Credit bubbles occur frequently around the world and the conditions which might give rise to bubbles are common. But not all incipient bubbles turn into real ones, and hardly any into the super-bubble Ireland experienced. The essential pre-condition for a credit bubble is a period of decent economic growth and a general improvement in business and consumer confidence.
Just about every economy in the world, apart from North Korea, experiences conditions like these from time to time. But the enhanced willingness to borrow usually runs into an unwillingness to lend, and the baby bubble gets snuffed out. The unwillingness to lend can come from the banks themselves or, failing that, from the regulators.Or the unwillingness to lend can come from the capital markets. Since a sizable percentage of the loans originated by banks are distributed, either through covered bonds or structured finance securities, investors also have an ability to restrain lending. Faced with a growing bubble, they could elect not to invest. As a result, the banks would not have access to the funds to lend out and this would snuff out lending.
If the banks are able and willing to lend into the bubble, and the regulators are complacent, the incipient bubble turns into a real one.And investors are willing to invest.
It is unusual for an incipient bubble to be halted through the exercise of self-discipline by borrowers, of which there tends to be a plentiful supply in any buoyant economy.
The first line of defence against excessive credit growth is thus the commercial banking system itself. Banks are not providers of risk capital, which is the business of equity markets. They concentrate instead on well-secured lending designed to deliver low incidence of non-recovery.
The dull, boring, sceptical bank manager is a socially necessary institution. Should the banks depart from this under-appreciated stereotype, the second line of defence is the regulatory and supervisory system, which has plentiful instruments at its disposal to deflate the bubble.As readers of this blog know, your humble blogger believes that with disclosure of all the useful, relevant information in an appropriate, timely manner, market participants, like investors, are the real second line of defense.
Market participants can exert discipline directly on the firms that are originating or heavily invested in lending into the bubble. With all the useful, relevant data, market participants can analyze the risk and adjust the amount and pricing of any exposure to both the firms that originate and invest in the lending into the bubble as well as the loans themselves.
If both of these lines of defence fail, there will be trouble in the form of failing banks and the final resort is to the taxpayers and their representatives in government.

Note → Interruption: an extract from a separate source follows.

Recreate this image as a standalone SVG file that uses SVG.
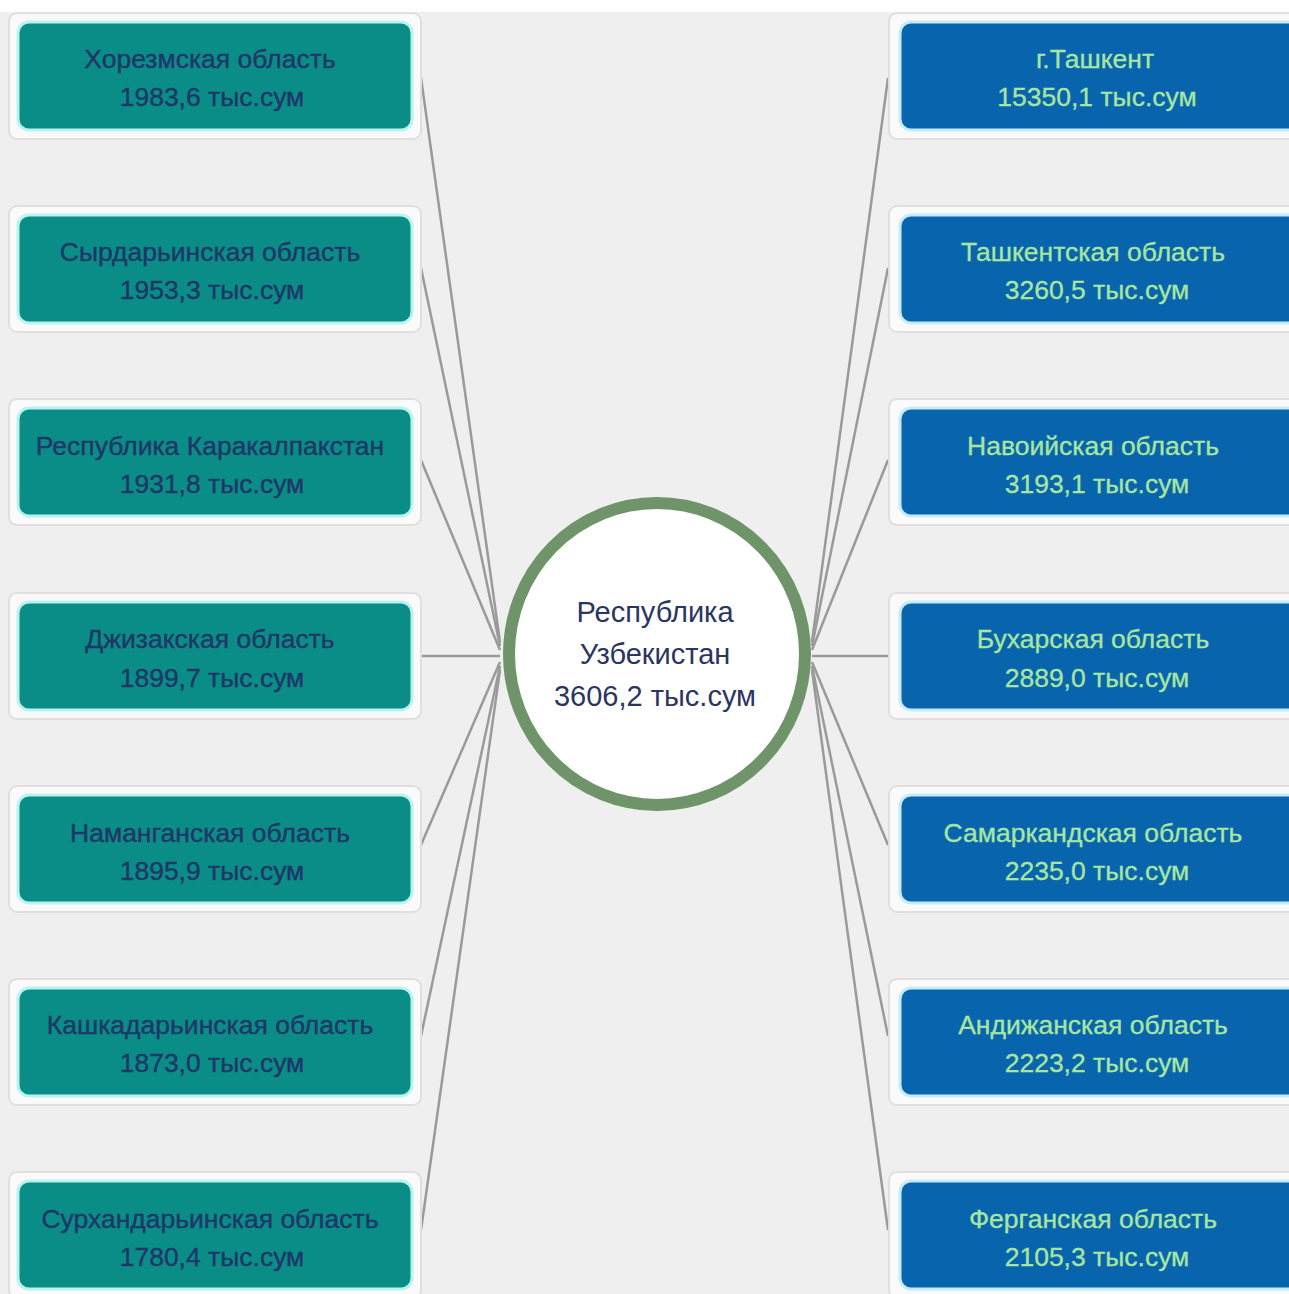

The role of finance ministries in banking crises is a fire-brigade function. In Ireland, the first line of defence, the banks, crumbled across the line. Virtually every bank lost its entire capital, with the worst ones losing large multiples of their capital. Several appear to have lost one-half of all the loans they had made, equivalent to eight or 10 times their capital.
The second line of defence, the Central Bank and Financial Regulator, failed to respond adequately.
The fire brigade arrived late, and has expended prodigious sums without fixing the problem.100% of the time, if the regulators fail, the taxpayer have to pay the cost of their failure. Therefore, the taxpayers' goal is to take every reasonable, prudent action to reduce the chances or eliminate the possibility of the regulators failing.
The current problem with the regulators having a monopoly on all the useful, relevant information on financial institutions is that it sets up the situation where it is much more likely they will fail and the taxpayers will have to bail them out.
This occurs because the information monopoly means that the market cannot intervene first and save the regulators from failure by exerting market discipline.
Getting the regulators to give up their informational monopoly will be a difficult task.
As has happened after every crisis, the regulators promise to do the job of keeping the banks solvent better. The example from the current crisis of the regulators doing this job better is stress tests. Regulators cannot wait to tell the financial markets about these tests and how it shows that the regulators are on top of what is happening at the financial institutions. The only individuals who believe a once per year test where the results are known in advance, see previous discussion that JP Morgan would be allowed to resume paying dividends, proves the regulators are doing their job better are the regulators.
Stress tests are emblematic of how much effort regulators will put into preserving their informational monopoly. Regulators are in pursuit of a mythical middle ground between full disclosure of the current asset and liability-level data and the current status of no disclosure. With the stress tests, the regulators are claiming they have reached the mythical middle ground and are providing the market with the information it needs to exert market discipline.
As has been previously discussed on this blog, all stress tests do is reinforce the financial market's perception that the regulators are still practicing "see no evil" supervision of their banking "clients" and taxpayers are going to continue to pay the cost of their most recent failure.
This is the only possible conclusion because the regulators refuse to disclose the data necessary so that financial market participants could run the tests for themselves and prove or disprove the regulators' conclusions. Absent this current asset and liability-level disclosure, all regulators are doing is maximizing the chances of failure in the financial system.